Overriding principle:
- every parameter instance should be owned by exactly one
hk.Moduleinstance (not class) - only the owner of a parameter should directly use the parameter in a computation
In cases where you want to use the same parameter in two different computations (like embed / de-embed)
- express both computations as member functions of one
hk.Moduleclass - instantiate the class once
- use that single instance as a shared sub-module where you want to use one or more of its computations
Apologies for the delay.
every parameter instance should be owned by exactly one hk.Module instance (not class)
Agreed.
only the owner of a parameter should directly use the parameter in a computation
This is more nuanced. Your code will probably be simpler if this is the case so maybe it is a sensible default.
However, I think it is fine create accessors on module instances for parameters, and then use those accessors outside of the module instance. I tried to show this in the Common example above. In one of these uses I call the __call__ method of the module. In the other use I get the parameter directly using common.w. Both are safe.

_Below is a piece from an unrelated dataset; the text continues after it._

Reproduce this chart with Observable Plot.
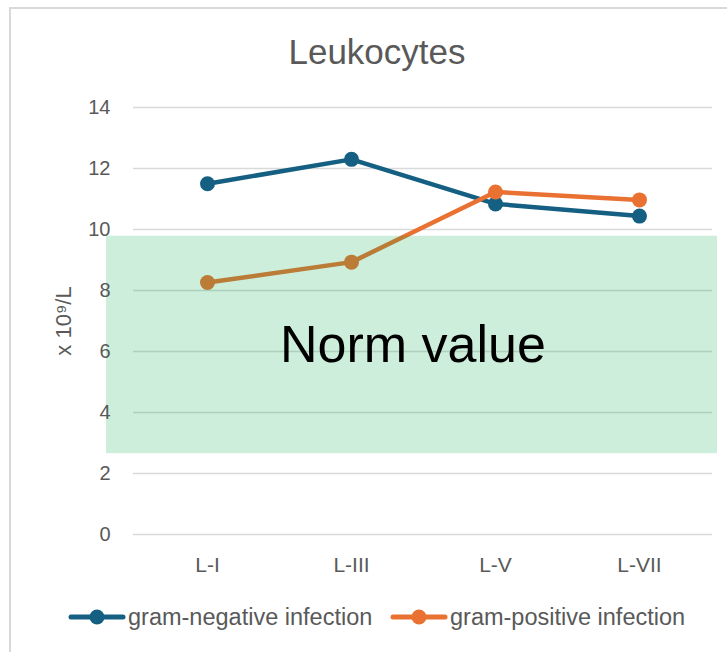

express both computations as member functions of one hk.Module class
instantiate the class once
use that single instance as a shared sub-module where you want to use one or more of its computations
I think this is a neat way to design things and parameter sharing is very clear here.
Great, thanks so much Tom.
However, I think it is fine create accessors on module instances for parameters, and then use those accessors outside
of the module instance. I tried to show this in the Common example above. In one of these uses I call the__call__
method of the module. In the other use I get the parameter directly using common.w. Both are safe.
Yes - this answers the other question I had - what if you wanted to share a parameter in two different computations, but no part of the computational logic of the parameter is shared. ( missed that in your example at first). Your example above seems to cover all the cases I can think of. And it does so all through composition of modules.
In my opinion, the parameter sharing tutorial would be much improved if it had your above snippet, as it really answers this question most directly.